Je ne déparle pas, maman. Il y a les affaires du ciel et il y a les affaires de la terre : ça fait deux et ce n’est pas la même chose. Le ciel, c’est le pâturage des anges ; ils sont bienheureux ; ils n’ont pas à prendre soin du manger et du boire. Et sûrement qu’il y a des anges nègres pour faire le gros travail de la lessive des nuages ou balayer la pluie et mettre la propreté du soleil après l’orage, pendant que les anges blancs chantent comme des rossignols toute la sainte journée… Mais la terre, c’est une bataille jour pour jour, une bataille sans repos : défricher, planter, sarcler, arroser, jusqu’à la récolte, et alors tu vois ton champ mûr couché devant toi le matin, sous la rosée, et tu dis : moi untel, gouverneur de a rosée, et l’orgueil entre dans ton cœur. Mais la terre s’est comme une bonne femme, à force de la maltraiter, elle se révolte : j’avais vu que vous aviez déboisé les mornes. La terre est toute nue, sans protection. Ce sont les racines qui font amitié avec la terre et la retiennent : ce sont les manguiers, les bois de chênes, les acajous qui lui donnent les eaux des pluies pour sa grande soif et leur ombrage contre la chaleur de midi. C’est comme ça et pas autrement, sinon la pluie écorche la terre et le soleil l’échaude : il ne reste plus que des roches. Je dis vrai : c’est pas Dieu qui abandonne le nègre, c’est le nègre qui abandonne la terre et il reçoit sa punition : la sécheresse, la misère et la désolation.

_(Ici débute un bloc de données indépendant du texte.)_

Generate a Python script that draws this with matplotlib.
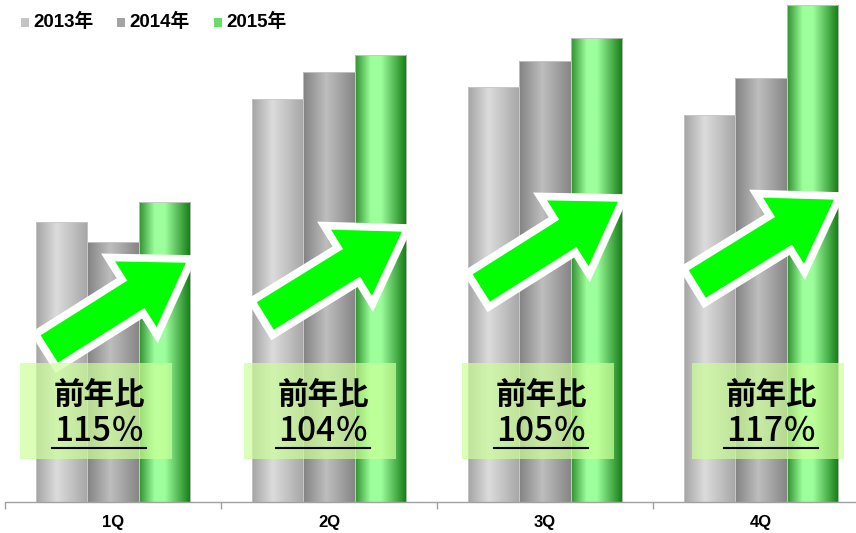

Les uns plantent, les autres récoltent. En vérité, nous autres le peuple, nous sommes comme la chaudière ; c’est la chaudière qui cuit tout le manger, c’est elle qui connaît la douleur d’être sur le feu, mais quand le manger est prêt, on dit à la chaudière : tu ne peux venir à table, tu salirais la nappe.
La haine, la vengeance entre les habitants. L'eau sera perdue. Vous avez offert des sacrifices aux loa, vous avez offert le sang de poules et des cabris pour faire tomber la pluie, ça n'a servi à rien Parce que ce qui compte c'est le sacrifice de l'homme. C'est le sang du nègre. Va trouver Larivoire. Dis-lui la volonté du sang qui a coulé : la réconciliation, la réconciliation pour que la vie recommence, pour que le jour se lève sur la rosée.